Skip pictures; extract every line from the one with "Write a LaTeX" through the one with "(0,0) rectangle (881,656);", exactly as written.

■ DATA FOR THIS TASK:
========
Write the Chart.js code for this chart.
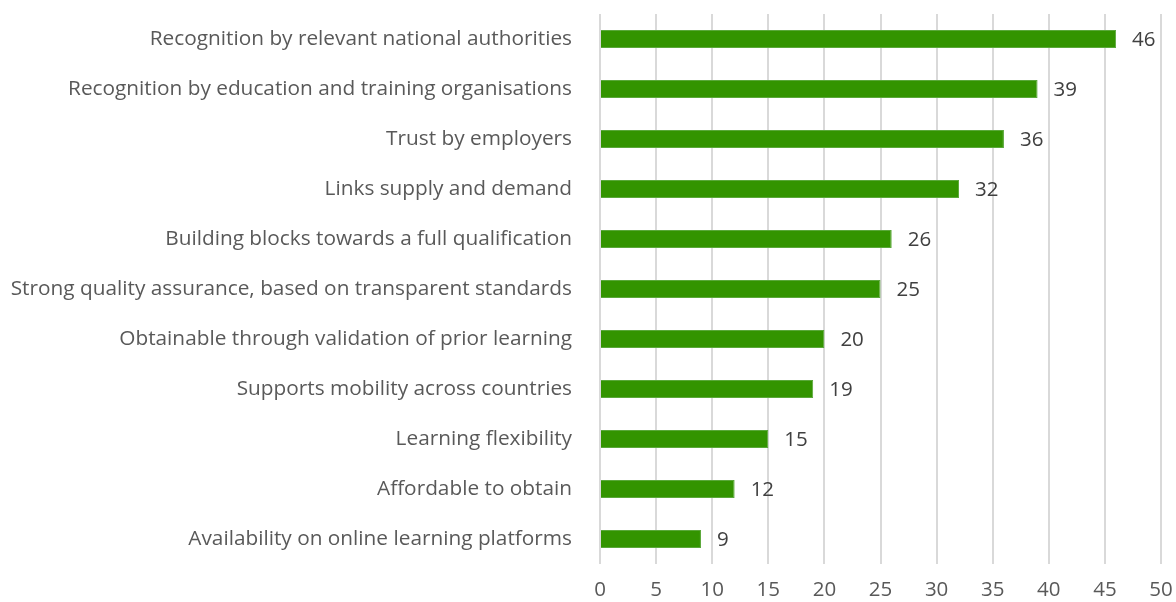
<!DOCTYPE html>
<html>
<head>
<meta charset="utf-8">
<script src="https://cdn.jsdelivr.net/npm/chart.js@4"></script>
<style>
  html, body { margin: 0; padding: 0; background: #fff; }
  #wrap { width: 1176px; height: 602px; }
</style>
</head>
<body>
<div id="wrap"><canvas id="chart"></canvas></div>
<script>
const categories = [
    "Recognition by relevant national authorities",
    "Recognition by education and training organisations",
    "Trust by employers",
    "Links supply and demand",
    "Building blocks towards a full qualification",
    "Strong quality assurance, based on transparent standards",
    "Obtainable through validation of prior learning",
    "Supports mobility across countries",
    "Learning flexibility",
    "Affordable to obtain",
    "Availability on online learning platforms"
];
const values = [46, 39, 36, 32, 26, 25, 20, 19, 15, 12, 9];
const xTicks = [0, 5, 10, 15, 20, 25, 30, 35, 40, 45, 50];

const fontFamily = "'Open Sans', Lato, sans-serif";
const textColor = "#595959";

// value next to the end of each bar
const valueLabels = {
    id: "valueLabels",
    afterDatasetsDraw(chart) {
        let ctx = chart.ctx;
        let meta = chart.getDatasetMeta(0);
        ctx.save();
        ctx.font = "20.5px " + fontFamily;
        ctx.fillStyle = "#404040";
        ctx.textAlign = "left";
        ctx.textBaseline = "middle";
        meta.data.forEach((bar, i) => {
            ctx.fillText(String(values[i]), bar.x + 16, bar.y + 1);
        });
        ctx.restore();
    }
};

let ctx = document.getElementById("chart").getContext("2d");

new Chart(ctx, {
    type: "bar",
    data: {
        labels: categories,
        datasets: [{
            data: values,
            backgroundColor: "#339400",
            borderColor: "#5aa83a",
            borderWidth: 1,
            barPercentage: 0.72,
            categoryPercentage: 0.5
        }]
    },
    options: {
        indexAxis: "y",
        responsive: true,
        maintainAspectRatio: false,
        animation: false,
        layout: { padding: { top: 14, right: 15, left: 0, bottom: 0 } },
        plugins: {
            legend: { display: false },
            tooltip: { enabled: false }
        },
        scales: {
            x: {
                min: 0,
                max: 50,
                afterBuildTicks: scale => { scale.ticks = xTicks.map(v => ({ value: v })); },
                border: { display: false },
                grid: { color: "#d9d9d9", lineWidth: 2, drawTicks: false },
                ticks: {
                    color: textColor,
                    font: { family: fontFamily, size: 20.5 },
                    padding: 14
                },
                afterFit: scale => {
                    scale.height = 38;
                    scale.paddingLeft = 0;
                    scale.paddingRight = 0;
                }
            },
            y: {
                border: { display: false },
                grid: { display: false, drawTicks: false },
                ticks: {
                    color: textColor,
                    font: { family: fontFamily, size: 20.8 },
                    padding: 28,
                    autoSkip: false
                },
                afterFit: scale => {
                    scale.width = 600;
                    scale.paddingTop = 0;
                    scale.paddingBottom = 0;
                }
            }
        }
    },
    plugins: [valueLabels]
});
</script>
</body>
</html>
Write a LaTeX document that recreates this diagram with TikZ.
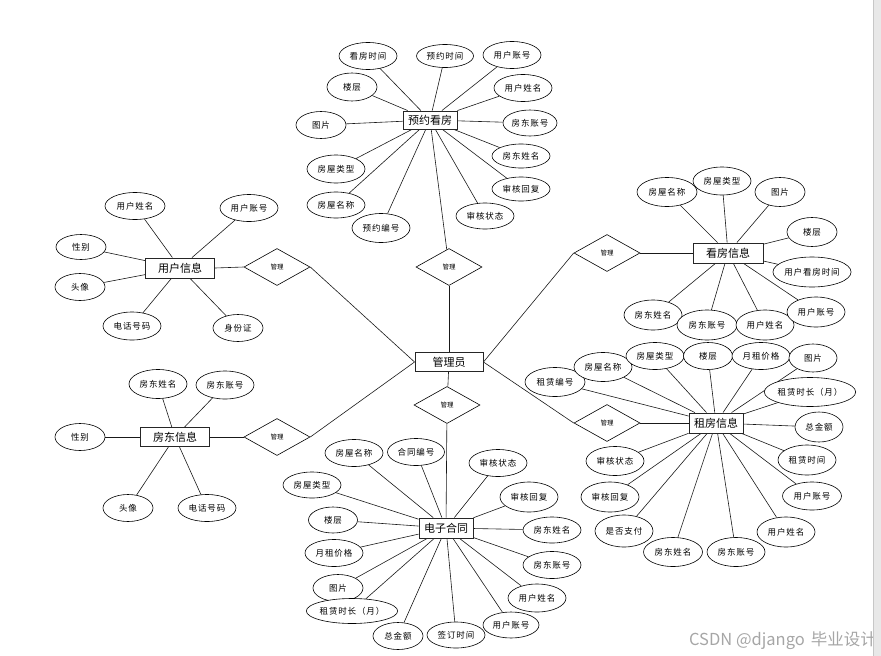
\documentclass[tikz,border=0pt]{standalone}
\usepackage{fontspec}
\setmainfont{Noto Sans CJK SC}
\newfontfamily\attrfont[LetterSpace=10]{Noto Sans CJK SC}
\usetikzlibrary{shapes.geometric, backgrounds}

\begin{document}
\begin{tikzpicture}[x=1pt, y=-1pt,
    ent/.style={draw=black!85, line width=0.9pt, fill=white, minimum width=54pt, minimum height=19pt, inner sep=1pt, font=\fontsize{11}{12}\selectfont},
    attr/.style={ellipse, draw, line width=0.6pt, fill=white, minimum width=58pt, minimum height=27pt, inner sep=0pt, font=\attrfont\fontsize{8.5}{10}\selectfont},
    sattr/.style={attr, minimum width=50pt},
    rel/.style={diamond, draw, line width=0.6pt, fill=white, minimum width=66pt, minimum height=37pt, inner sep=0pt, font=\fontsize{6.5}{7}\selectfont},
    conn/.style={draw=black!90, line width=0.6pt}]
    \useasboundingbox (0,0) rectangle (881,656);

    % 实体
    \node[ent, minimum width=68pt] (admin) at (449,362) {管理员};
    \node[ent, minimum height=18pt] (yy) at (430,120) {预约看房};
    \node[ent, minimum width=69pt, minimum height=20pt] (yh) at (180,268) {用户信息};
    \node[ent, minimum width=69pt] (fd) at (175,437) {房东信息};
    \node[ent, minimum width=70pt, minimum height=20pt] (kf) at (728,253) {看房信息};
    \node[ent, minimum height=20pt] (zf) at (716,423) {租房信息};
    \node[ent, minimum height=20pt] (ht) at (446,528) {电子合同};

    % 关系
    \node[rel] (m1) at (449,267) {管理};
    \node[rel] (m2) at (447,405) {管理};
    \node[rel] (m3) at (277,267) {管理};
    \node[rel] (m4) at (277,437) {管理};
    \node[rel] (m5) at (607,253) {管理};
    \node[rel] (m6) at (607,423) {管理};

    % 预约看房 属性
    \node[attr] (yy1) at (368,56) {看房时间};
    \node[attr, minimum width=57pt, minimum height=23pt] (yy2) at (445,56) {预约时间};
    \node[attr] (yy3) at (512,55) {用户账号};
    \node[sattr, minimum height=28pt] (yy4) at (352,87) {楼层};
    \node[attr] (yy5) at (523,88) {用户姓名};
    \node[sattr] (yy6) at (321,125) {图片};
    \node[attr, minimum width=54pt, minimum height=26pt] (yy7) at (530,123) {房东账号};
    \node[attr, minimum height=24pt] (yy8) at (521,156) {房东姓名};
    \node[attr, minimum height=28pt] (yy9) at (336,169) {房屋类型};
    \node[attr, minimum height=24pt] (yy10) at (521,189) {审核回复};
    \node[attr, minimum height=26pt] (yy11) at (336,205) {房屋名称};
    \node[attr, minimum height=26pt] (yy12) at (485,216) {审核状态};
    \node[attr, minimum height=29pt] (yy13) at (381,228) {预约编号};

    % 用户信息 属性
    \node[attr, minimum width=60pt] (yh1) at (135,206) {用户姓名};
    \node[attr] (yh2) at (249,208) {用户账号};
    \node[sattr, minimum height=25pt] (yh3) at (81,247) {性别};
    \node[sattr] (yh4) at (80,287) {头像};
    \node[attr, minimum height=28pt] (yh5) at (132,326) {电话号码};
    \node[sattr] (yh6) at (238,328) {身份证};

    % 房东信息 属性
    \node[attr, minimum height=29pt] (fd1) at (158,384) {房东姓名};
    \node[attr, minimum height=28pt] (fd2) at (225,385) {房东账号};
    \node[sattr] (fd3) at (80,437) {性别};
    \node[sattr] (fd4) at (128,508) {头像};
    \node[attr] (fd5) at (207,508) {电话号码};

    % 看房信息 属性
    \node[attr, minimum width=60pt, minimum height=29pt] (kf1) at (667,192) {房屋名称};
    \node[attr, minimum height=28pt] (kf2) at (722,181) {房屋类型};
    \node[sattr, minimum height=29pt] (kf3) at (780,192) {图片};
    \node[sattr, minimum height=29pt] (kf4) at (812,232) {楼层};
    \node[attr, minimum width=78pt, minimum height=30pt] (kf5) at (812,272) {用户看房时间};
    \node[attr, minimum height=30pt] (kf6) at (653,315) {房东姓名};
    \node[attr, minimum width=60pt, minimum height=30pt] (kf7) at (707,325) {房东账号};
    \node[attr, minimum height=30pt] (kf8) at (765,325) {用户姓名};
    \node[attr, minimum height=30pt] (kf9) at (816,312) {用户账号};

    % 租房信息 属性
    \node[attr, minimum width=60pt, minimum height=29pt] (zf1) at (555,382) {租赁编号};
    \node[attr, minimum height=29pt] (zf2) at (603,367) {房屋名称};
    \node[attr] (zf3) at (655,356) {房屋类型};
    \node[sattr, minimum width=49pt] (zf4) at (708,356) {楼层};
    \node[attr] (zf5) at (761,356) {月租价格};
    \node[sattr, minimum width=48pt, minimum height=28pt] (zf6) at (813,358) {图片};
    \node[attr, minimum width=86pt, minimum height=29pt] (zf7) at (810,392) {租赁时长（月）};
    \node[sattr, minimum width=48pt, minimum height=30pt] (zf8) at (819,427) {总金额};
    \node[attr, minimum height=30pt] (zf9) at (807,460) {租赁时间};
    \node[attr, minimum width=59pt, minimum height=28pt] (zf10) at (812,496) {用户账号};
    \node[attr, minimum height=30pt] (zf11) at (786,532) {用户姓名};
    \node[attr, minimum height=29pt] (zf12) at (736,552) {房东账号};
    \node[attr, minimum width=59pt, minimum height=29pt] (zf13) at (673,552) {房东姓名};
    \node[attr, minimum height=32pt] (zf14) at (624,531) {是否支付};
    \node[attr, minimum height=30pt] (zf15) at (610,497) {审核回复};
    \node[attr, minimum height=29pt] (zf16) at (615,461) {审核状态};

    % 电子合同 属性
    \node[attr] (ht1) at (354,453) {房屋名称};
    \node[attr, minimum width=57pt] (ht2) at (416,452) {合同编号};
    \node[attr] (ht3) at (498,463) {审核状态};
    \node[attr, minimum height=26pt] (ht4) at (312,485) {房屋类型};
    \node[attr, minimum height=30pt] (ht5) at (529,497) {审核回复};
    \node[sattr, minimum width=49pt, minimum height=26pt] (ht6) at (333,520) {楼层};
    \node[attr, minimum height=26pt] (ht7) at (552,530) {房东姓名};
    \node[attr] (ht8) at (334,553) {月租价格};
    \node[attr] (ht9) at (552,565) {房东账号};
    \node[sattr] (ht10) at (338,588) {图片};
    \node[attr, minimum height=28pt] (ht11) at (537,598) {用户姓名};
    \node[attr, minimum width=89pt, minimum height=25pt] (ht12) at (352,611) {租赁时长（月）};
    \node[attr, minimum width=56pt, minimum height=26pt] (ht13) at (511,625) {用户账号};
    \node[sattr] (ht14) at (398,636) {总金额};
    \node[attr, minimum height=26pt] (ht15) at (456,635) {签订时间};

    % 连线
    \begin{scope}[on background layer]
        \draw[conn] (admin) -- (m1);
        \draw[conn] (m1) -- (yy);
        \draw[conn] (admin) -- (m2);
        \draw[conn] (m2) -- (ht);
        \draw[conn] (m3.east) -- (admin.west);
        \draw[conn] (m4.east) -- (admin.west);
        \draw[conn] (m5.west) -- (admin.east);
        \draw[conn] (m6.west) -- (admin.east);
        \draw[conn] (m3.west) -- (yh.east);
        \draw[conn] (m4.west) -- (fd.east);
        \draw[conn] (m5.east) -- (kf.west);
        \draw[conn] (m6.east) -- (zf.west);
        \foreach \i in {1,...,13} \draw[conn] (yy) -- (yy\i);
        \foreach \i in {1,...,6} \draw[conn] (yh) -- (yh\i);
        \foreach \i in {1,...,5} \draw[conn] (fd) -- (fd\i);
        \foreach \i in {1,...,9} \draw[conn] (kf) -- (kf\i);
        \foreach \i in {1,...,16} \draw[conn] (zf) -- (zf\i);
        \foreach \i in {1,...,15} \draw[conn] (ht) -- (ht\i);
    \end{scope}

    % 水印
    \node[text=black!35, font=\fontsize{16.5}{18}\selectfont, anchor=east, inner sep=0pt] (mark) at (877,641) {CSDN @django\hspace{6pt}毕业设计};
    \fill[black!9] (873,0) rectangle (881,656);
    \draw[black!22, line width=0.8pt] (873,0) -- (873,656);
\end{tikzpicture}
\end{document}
========
■ SOLUTION BELOW:
Write a LaTeX document that recreates this diagram with TikZ.
\documentclass[tikz,border=0pt]{standalone}
\usepackage{fontspec}
\setmainfont{Noto Sans CJK SC}
\newfontfamily\attrfont[LetterSpace=10]{Noto Sans CJK SC}
\usetikzlibrary{shapes.geometric, backgrounds}

\begin{document}
\begin{tikzpicture}[x=1pt, y=-1pt,
    ent/.style={draw=black!85, line width=0.9pt, fill=white, minimum width=54pt, minimum height=19pt, inner sep=1pt, font=\fontsize{11}{12}\selectfont},
    attr/.style={ellipse, draw, line width=0.6pt, fill=white, minimum width=58pt, minimum height=27pt, inner sep=0pt, font=\attrfont\fontsize{8.5}{10}\selectfont},
    sattr/.style={attr, minimum width=50pt},
    rel/.style={diamond, draw, line width=0.6pt, fill=white, minimum width=66pt, minimum height=37pt, inner sep=0pt, font=\fontsize{6.5}{7}\selectfont},
    conn/.style={draw=black!90, line width=0.6pt}]
    \useasboundingbox (0,0) rectangle (881,656);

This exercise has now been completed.